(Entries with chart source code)
'''

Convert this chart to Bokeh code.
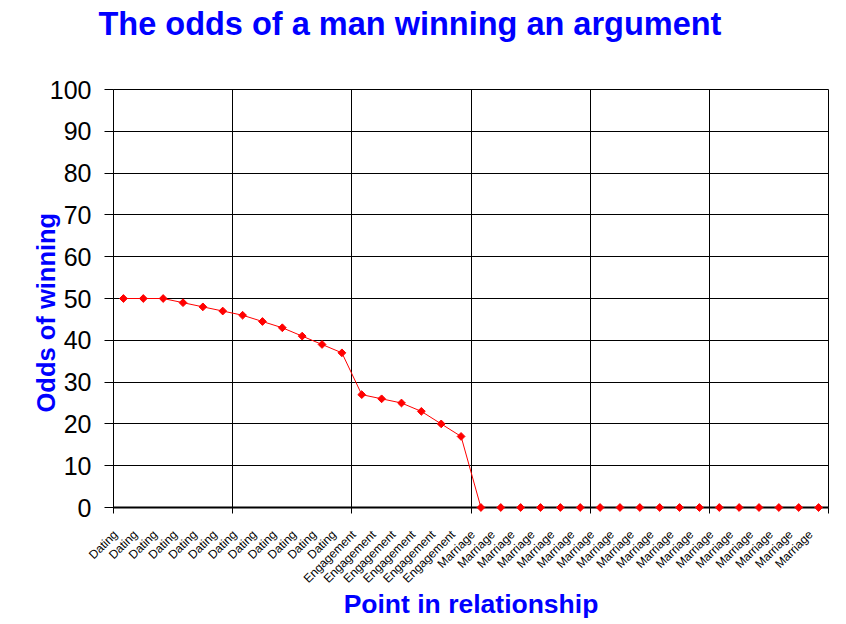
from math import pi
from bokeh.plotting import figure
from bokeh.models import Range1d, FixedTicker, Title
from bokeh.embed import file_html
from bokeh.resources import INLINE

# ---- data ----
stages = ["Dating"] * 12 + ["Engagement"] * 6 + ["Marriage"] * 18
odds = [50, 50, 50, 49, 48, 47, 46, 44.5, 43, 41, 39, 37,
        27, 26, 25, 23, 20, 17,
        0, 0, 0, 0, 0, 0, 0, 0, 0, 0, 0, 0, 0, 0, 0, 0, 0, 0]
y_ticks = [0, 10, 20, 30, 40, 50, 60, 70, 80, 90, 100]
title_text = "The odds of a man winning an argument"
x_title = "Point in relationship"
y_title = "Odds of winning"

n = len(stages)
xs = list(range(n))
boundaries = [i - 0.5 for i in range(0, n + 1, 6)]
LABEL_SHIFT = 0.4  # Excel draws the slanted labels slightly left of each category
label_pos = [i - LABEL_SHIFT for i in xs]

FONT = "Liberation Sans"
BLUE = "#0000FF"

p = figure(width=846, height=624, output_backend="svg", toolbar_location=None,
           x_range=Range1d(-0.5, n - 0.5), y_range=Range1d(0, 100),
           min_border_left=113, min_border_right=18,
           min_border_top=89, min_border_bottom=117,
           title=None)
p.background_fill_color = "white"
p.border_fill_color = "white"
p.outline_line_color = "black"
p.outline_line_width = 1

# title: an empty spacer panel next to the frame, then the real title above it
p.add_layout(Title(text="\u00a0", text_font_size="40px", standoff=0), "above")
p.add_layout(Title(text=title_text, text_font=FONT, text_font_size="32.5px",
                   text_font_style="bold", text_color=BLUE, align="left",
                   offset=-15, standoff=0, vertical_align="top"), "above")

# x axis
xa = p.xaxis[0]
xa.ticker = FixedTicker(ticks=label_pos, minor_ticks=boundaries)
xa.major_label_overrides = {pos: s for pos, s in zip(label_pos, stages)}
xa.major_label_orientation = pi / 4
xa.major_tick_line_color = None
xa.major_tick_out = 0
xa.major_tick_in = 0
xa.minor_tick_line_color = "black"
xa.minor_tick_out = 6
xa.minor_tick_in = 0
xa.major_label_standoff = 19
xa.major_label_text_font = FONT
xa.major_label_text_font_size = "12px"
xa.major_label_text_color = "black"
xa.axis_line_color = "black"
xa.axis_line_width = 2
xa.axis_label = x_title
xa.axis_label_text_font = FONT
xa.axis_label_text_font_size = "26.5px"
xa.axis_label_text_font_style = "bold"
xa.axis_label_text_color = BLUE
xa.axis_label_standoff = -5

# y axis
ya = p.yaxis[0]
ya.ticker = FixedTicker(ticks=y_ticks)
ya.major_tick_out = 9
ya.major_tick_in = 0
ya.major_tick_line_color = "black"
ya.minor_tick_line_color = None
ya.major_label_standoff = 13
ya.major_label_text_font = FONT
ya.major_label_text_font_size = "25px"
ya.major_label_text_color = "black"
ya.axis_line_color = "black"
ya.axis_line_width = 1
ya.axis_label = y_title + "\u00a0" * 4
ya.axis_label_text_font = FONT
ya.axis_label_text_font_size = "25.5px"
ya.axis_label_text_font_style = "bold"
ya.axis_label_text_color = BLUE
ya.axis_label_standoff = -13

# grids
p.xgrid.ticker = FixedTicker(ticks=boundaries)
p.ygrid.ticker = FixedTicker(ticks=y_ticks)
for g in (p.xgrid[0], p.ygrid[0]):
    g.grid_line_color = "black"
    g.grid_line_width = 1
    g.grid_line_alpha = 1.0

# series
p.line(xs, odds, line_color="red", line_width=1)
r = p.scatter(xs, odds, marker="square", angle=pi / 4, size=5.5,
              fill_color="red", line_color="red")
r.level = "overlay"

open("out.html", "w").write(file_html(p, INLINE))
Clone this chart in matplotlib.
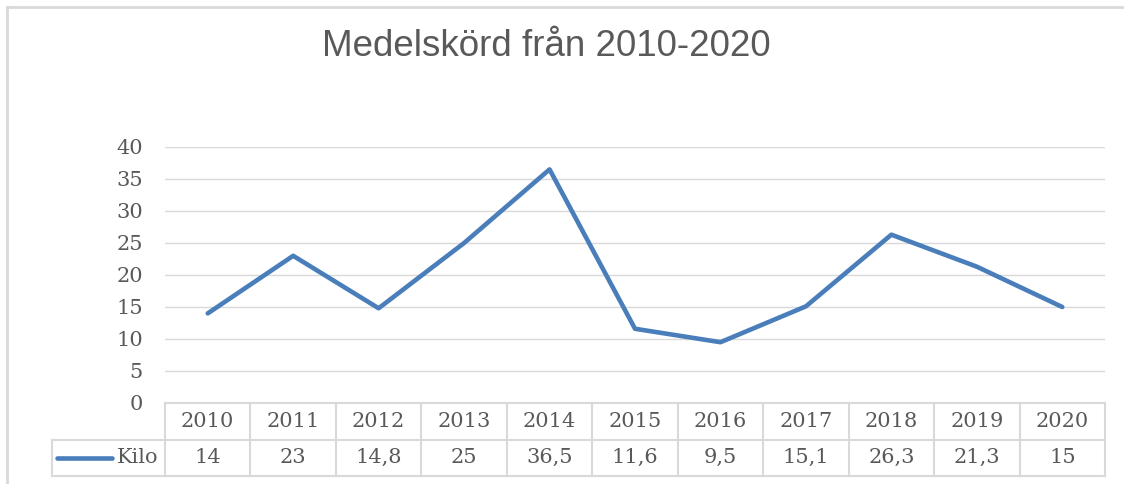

'''

* _Task description_:
Skip the pictures and print each record exactly as it stands.

* _Task response_:
Convert this chart to Bokeh code.
from math import pi
from bokeh.plotting import figure
from bokeh.models import Range1d, FixedTicker, Title
from bokeh.embed import file_html
from bokeh.resources import INLINE

# ---- data ----
stages = ["Dating"] * 12 + ["Engagement"] * 6 + ["Marriage"] * 18
odds = [50, 50, 50, 49, 48, 47, 46, 44.5, 43, 41, 39, 37,
        27, 26, 25, 23, 20, 17,
        0, 0, 0, 0, 0, 0, 0, 0, 0, 0, 0, 0, 0, 0, 0, 0, 0, 0]
y_ticks = [0, 10, 20, 30, 40, 50, 60, 70, 80, 90, 100]
title_text = "The odds of a man winning an argument"
x_title = "Point in relationship"
y_title = "Odds of winning"

n = len(stages)
xs = list(range(n))
boundaries = [i - 0.5 for i in range(0, n + 1, 6)]
LABEL_SHIFT = 0.4  # Excel draws the slanted labels slightly left of each category
label_pos = [i - LABEL_SHIFT for i in xs]

FONT = "Liberation Sans"
BLUE = "#0000FF"

p = figure(width=846, height=624, output_backend="svg", toolbar_location=None,
           x_range=Range1d(-0.5, n - 0.5), y_range=Range1d(0, 100),
           min_border_left=113, min_border_right=18,
           min_border_top=89, min_border_bottom=117,
           title=None)
p.background_fill_color = "white"
p.border_fill_color = "white"
p.outline_line_color = "black"
p.outline_line_width = 1

# title: an empty spacer panel next to the frame, then the real title above it
p.add_layout(Title(text="\u00a0", text_font_size="40px", standoff=0), "above")
p.add_layout(Title(text=title_text, text_font=FONT, text_font_size="32.5px",
                   text_font_style="bold", text_color=BLUE, align="left",
                   offset=-15, standoff=0, vertical_align="top"), "above")

# x axis
xa = p.xaxis[0]
xa.ticker = FixedTicker(ticks=label_pos, minor_ticks=boundaries)
xa.major_label_overrides = {pos: s for pos, s in zip(label_pos, stages)}
xa.major_label_orientation = pi / 4
xa.major_tick_line_color = None
xa.major_tick_out = 0
xa.major_tick_in = 0
xa.minor_tick_line_color = "black"
xa.minor_tick_out = 6
xa.minor_tick_in = 0
xa.major_label_standoff = 19
xa.major_label_text_font = FONT
xa.major_label_text_font_size = "12px"
xa.major_label_text_color = "black"
xa.axis_line_color = "black"
xa.axis_line_width = 2
xa.axis_label = x_title
xa.axis_label_text_font = FONT
xa.axis_label_text_font_size = "26.5px"
xa.axis_label_text_font_style = "bold"
xa.axis_label_text_color = BLUE
xa.axis_label_standoff = -5

# y axis
ya = p.yaxis[0]
ya.ticker = FixedTicker(ticks=y_ticks)
ya.major_tick_out = 9
ya.major_tick_in = 0
ya.major_tick_line_color = "black"
ya.minor_tick_line_color = None
ya.major_label_standoff = 13
ya.major_label_text_font = FONT
ya.major_label_text_font_size = "25px"
ya.major_label_text_color = "black"
ya.axis_line_color = "black"
ya.axis_line_width = 1
ya.axis_label = y_title + "\u00a0" * 4
ya.axis_label_text_font = FONT
ya.axis_label_text_font_size = "25.5px"
ya.axis_label_text_font_style = "bold"
ya.axis_label_text_color = BLUE
ya.axis_label_standoff = -13

# grids
p.xgrid.ticker = FixedTicker(ticks=boundaries)
p.ygrid.ticker = FixedTicker(ticks=y_ticks)
for g in (p.xgrid[0], p.ygrid[0]):
    g.grid_line_color = "black"
    g.grid_line_width = 1
    g.grid_line_alpha = 1.0

# series
p.line(xs, odds, line_color="red", line_width=1)
r = p.scatter(xs, odds, marker="square", angle=pi / 4, size=5.5,
              fill_color="red", line_color="red")
r.level = "overlay"

open("out.html", "w").write(file_html(p, INLINE))
Clone this chart in matplotlib.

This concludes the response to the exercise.